____ DATA EXCERPT

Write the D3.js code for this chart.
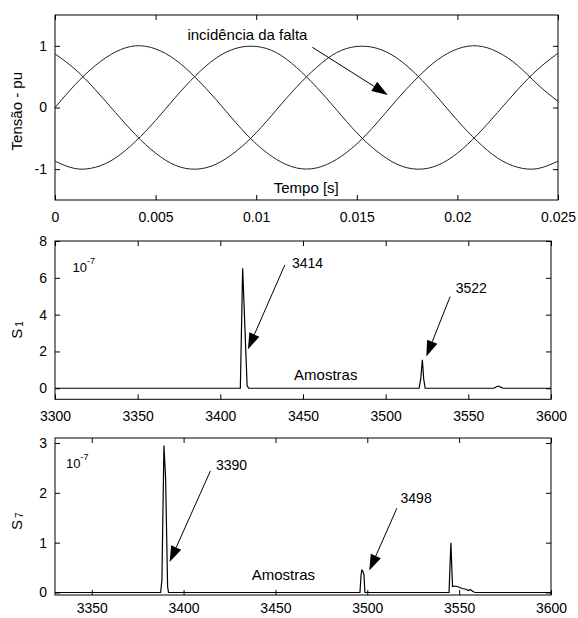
<!DOCTYPE html>
<html>
<head>
<meta charset="utf-8">
<script src="https://cdn.jsdelivr.net/npm/d3@7"></script>
<style>
body { margin: 0; background: #fff; }
svg text { font-family: "Liberation Sans", Arial, Helvetica, sans-serif; fill: #000; }
</style>
</head>
<body>
<script>
// ---- dados ----
var tempo = [0,0.001,0.002,0.003,0.004,0.005,0.006,0.007,0.008,0.009,0.010,0.011,0.012,
             0.013,0.014,0.015,0.016,0.017,0.018,0.019,0.020,0.021,0.022,0.023,0.024,0.025]
var faseA = [0.00,0.37,0.68,0.90,1.00,0.95,0.77,0.48,0.13,-0.25,-0.59,-0.84,-0.98,
             -0.98,-0.84,-0.59,-0.25,0.13,0.48,0.77,0.95,1.00,0.90,0.68,0.37,0.10]
var faseB = [-0.87,-0.99,-0.97,-0.82,-0.55,-0.21,0.17,0.52,0.80,0.96,0.99,0.89,0.65,
             0.33,-0.04,-0.41,-0.71,-0.92,-1.00,-0.94,-0.74,-0.44,-0.08,0.29,0.62,0.88]
var faseC = [0.87,0.62,0.29,-0.08,-0.44,-0.74,-0.94,-1.00,-0.92,-0.71,-0.41,-0.04,0.33,
             0.65,0.89,0.99,0.96,0.80,0.52,0.17,-0.21,-0.55,-0.82,-0.97,-0.99,-0.87]

var amostrasS1 = [3300,3412.1,3413.5,3416.2,3417.1,3520.2,3521.2,3522.2,3523,3523.9,
                  3565.5,3567,3568.3,3569.5,3571,3600]
var valoresS1  = [0,0,6.52,0.15,0,0,0.5,1.55,0.5,0,0,0.08,0.12,0.06,0,0]

var amostrasS7 = [3330,3387.5,3388.2,3389.3,3390.2,3391.3,3391.8,3496,3496.6,3497,3497.6,
                  3498.2,3498.7,3544.5,3545.5,3546.4,3547.9,3549.7,3551.5,3553.3,3555.1,
                  3556,3557.5,3558.7,3600]
var valoresS7  = [0,0,0.25,2.95,2.3,0.12,0,0,0.35,0.45,0.43,0.35,0,0,1.0,0.12,0.13,0.11,
                  0.08,0.07,0.04,0.06,0.02,0,0]

var ticksTempo  = [0,0.005,0.01,0.015,0.02,0.025]
var ticksTensao = [-1,0,1]
var ticksS1x = [3300,3350,3400,3450,3500,3550,3600]
var ticksS1y = [0,2,4,6,8]
var ticksS7x = [3350,3400,3450,3500,3550,3600]
var ticksS7y = [0,1,2,3]

// anotações (coordenadas em unidades dos dados)
var textosTopo = [
  {texto: "incidência da falta", x: 0.00658, y: 1.095, tam: 15},
  {texto: "Tempo [s]", x: 0.01087, y: -1.39, tam: 15}
]
var setasTopo = [{x0: 0.01279, y0: 0.976, x1: 0.01654, y1: 0.203}]

var textosS1 = [
  {texto: "3414", x: 3443.3, y: 6.52, tam: 14},
  {texto: "3522", x: 3542.4, y: 5.19, tam: 14},
  {texto: "Amostras", x: 3444.6, y: 0.45, tam: 15}
]
var setasS1 = [
  {x0: 3439, y0: 6.70, x1: 3416.7, y1: 2.12},
  {x0: 3539.0, y0: 4.98, x1: 3524.6, y1: 1.72}
]
var escalaS1 = {x: 3310.6, y: 6.32}

var textosS7 = [
  {texto: "3390", x: 3417.6, y: 2.46, tam: 14},
  {texto: "3498", x: 3518.1, y: 1.79, tam: 14},
  {texto: "Amostras", x: 3437.1, y: 0.25, tam: 15}
]
var setasS7 = [
  {x0: 3414.6, y0: 2.44, x1: 3392.4, y1: 0.61},
  {x0: 3516.1, y0: 1.69, x1: 3501.1, y1: 0.44}
]
var escalaS7 = {x: 3336, y: 2.49}

// ---- desenho ----
var width = 578, height = 618

var svg = d3.select("body").append("svg")
    .attr("width", width)
    .attr("height", height)

function painel(p) {
    var x = d3.scaleLinear().domain(p.xDom).range([p.left, p.right])
    var y = d3.scaleLinear().domain(p.yDom).range([p.bottom, p.top])
    var g = svg.append("g")

    var fmt = function(d){ return String(d) }

    g.append("g")
        .attr("transform", "translate(0," + p.bottom + ")")
        .call(d3.axisBottom(x).tickValues(p.xTicks).tickSizeInner(-5).tickSizeOuter(0).tickPadding(p.pad).tickFormat(fmt))
    g.append("g")
        .attr("transform", "translate(0," + p.top + ")")
        .call(d3.axisTop(x).tickValues(p.xTicks).tickSizeInner(-5).tickSizeOuter(0).tickFormat(""))
    g.append("g")
        .attr("transform", "translate(" + p.left + ",0)")
        .call(d3.axisLeft(y).tickValues(p.yTicks).tickSizeInner(-5).tickSizeOuter(0).tickPadding(8).tickFormat(fmt))
    g.append("g")
        .attr("transform", "translate(" + p.right + ",0)")
        .call(d3.axisRight(y).tickValues(p.yTicks).tickSizeInner(-5).tickSizeOuter(0).tickFormat(""))

    g.selectAll(".domain").remove()
    g.selectAll(".tick line").attr("stroke", "#000")
    g.selectAll(".tick text").attr("font-size", "14px").attr("font-family", null)

    g.append("rect")
        .attr("x", p.left).attr("y", p.top)
        .attr("width", p.right - p.left).attr("height", p.bottom - p.top)
        .attr("fill", "none").attr("stroke", "#000").attr("stroke-width", 1)

    return {x: x, y: y, g: g}
}

function seta(P, s) {
    var x0 = P.x(s.x0), y0 = P.y(s.y0), x1 = P.x(s.x1), y1 = P.y(s.y1)
    var dx = x1 - x0, dy = y1 - y0, len = Math.sqrt(dx*dx + dy*dy)
    var ux = dx/len, uy = dy/len
    var L = 16, w = 5.5
    var bx = x1 - ux*L, by = y1 - uy*L
    P.g.append("line")
        .attr("x1", x0).attr("y1", y0).attr("x2", bx).attr("y2", by)
        .attr("stroke", "#000").attr("stroke-width", 1)
    P.g.append("path")
        .attr("d", "M" + x1 + "," + y1 + "L" + (bx - uy*w) + "," + (by + ux*w) + "L" + (bx + uy*w) + "," + (by - ux*w) + "Z")
        .attr("fill", "#000")
}

function textos(P, lista) {
    P.g.selectAll(null).data(lista).enter().append("text")
        .attr("x", function(d){ return P.x(d.x) })
        .attr("y", function(d){ return P.y(d.y) })
        .attr("font-size", function(d){ return d.tam + "px" })
        .text(function(d){ return d.texto })
}

function escala(P, e) {
    var t = P.g.append("text")
        .attr("x", P.x(e.x)).attr("y", P.y(e.y))
        .attr("font-size", "13px")
    t.append("tspan").text("10")
    t.append("tspan").attr("dy", -8).attr("font-size", "9px").text("-7")
}

function rotulo(P, x, yv, base, sub) {
    var t = P.g.append("text")
        .attr("transform", "translate(" + x + "," + P.y(yv) + ") rotate(-90)")
        .attr("text-anchor", "middle")
        .attr("font-size", "15px")
    t.append("tspan").text(base)
    if (sub) t.append("tspan").attr("dx", 2).attr("dy", 1).attr("font-size", "10px").text(sub)
}

// painel 1: tensões trifásicas
var P1 = painel({left: 55, right: 558, top: 15, bottom: 200, pad: 12,
                 xDom: [0, 0.025], yDom: [-1.5, 1.5],
                 xTicks: ticksTempo, yTicks: ticksTensao})

var linha1 = d3.line()
    .x(function(d){ return P1.x(d[0]) })
    .y(function(d){ return P1.y(d[1]) })
    .curve(d3.curveNatural)

;[faseA, faseB, faseC].forEach(function(f){
    P1.g.append("path")
        .attr("d", linha1(d3.zip(tempo, f)))
        .attr("fill", "none").attr("stroke", "#222").attr("stroke-width", 1)
})
textos(P1, textosTopo)
setasTopo.forEach(function(s){ seta(P1, s) })
rotulo(P1, 22, -0.06, "Tensão - pu")

// painel 2: S1
var P2 = painel({left: 55, right: 551, top: 241, bottom: 399.3, pad: 12,
                 xDom: [3300, 3600], yDom: [-0.6, 8],
                 xTicks: ticksS1x, yTicks: ticksS1y})
var linha2 = d3.line()
    .x(function(d){ return P2.x(d[0]) })
    .y(function(d){ return P2.y(d[1]) })
P2.g.append("path")
    .attr("d", linha2(d3.zip(amostrasS1, valoresS1)))
    .attr("fill", "none").attr("stroke", "#000").attr("stroke-width", 1.2)
textos(P2, textosS1)
setasS1.forEach(function(s){ seta(P2, s) })
escala(P2, escalaS1)
rotulo(P2, 22, 3.17, "S", "1")

// painel 3: S7
var P3 = painel({left: 55, right: 551, top: 438, bottom: 595, pad: 8,
                 xDom: [3330, 3600], yDom: [-0.05, 3.1],
                 xTicks: ticksS7x, yTicks: ticksS7y})
var linha3 = d3.line()
    .x(function(d){ return P3.x(d[0]) })
    .y(function(d){ return P3.y(d[1]) })
P3.g.append("path")
    .attr("d", linha3(d3.zip(amostrasS7, valoresS7)))
    .attr("fill", "none").attr("stroke", "#000").attr("stroke-width", 1.2)
textos(P3, textosS7)
setasS7.forEach(function(s){ seta(P3, s) })
escala(P3, escalaS7)
rotulo(P3, 22, 1.43, "S", "7")
</script>
</body>
</html>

________

Begin at the top of the material above and output each line exactly, stopping after the line that holds "var ticksS7y = [0,1,2,3]". Leave out pictures.

Write the D3.js code for this chart.
<!DOCTYPE html>
<html>
<head>
<meta charset="utf-8">
<script src="https://cdn.jsdelivr.net/npm/d3@7"></script>
<style>
body { margin: 0; background: #fff; }
svg text { font-family: "Liberation Sans", Arial, Helvetica, sans-serif; fill: #000; }
</style>
</head>
<body>
<script>
// ---- dados ----
var tempo = [0,0.001,0.002,0.003,0.004,0.005,0.006,0.007,0.008,0.009,0.010,0.011,0.012,
             0.013,0.014,0.015,0.016,0.017,0.018,0.019,0.020,0.021,0.022,0.023,0.024,0.025]
var faseA = [0.00,0.37,0.68,0.90,1.00,0.95,0.77,0.48,0.13,-0.25,-0.59,-0.84,-0.98,
             -0.98,-0.84,-0.59,-0.25,0.13,0.48,0.77,0.95,1.00,0.90,0.68,0.37,0.10]
var faseB = [-0.87,-0.99,-0.97,-0.82,-0.55,-0.21,0.17,0.52,0.80,0.96,0.99,0.89,0.65,
             0.33,-0.04,-0.41,-0.71,-0.92,-1.00,-0.94,-0.74,-0.44,-0.08,0.29,0.62,0.88]
var faseC = [0.87,0.62,0.29,-0.08,-0.44,-0.74,-0.94,-1.00,-0.92,-0.71,-0.41,-0.04,0.33,
             0.65,0.89,0.99,0.96,0.80,0.52,0.17,-0.21,-0.55,-0.82,-0.97,-0.99,-0.87]

var amostrasS1 = [3300,3412.1,3413.5,3416.2,3417.1,3520.2,3521.2,3522.2,3523,3523.9,
                  3565.5,3567,3568.3,3569.5,3571,3600]
var valoresS1  = [0,0,6.52,0.15,0,0,0.5,1.55,0.5,0,0,0.08,0.12,0.06,0,0]

var amostrasS7 = [3330,3387.5,3388.2,3389.3,3390.2,3391.3,3391.8,3496,3496.6,3497,3497.6,
                  3498.2,3498.7,3544.5,3545.5,3546.4,3547.9,3549.7,3551.5,3553.3,3555.1,
                  3556,3557.5,3558.7,3600]
var valoresS7  = [0,0,0.25,2.95,2.3,0.12,0,0,0.35,0.45,0.43,0.35,0,0,1.0,0.12,0.13,0.11,
                  0.08,0.07,0.04,0.06,0.02,0,0]

var ticksTempo  = [0,0.005,0.01,0.015,0.02,0.025]
var ticksTensao = [-1,0,1]
var ticksS1x = [3300,3350,3400,3450,3500,3550,3600]
var ticksS1y = [0,2,4,6,8]
var ticksS7x = [3350,3400,3450,3500,3550,3600]
var ticksS7y = [0,1,2,3]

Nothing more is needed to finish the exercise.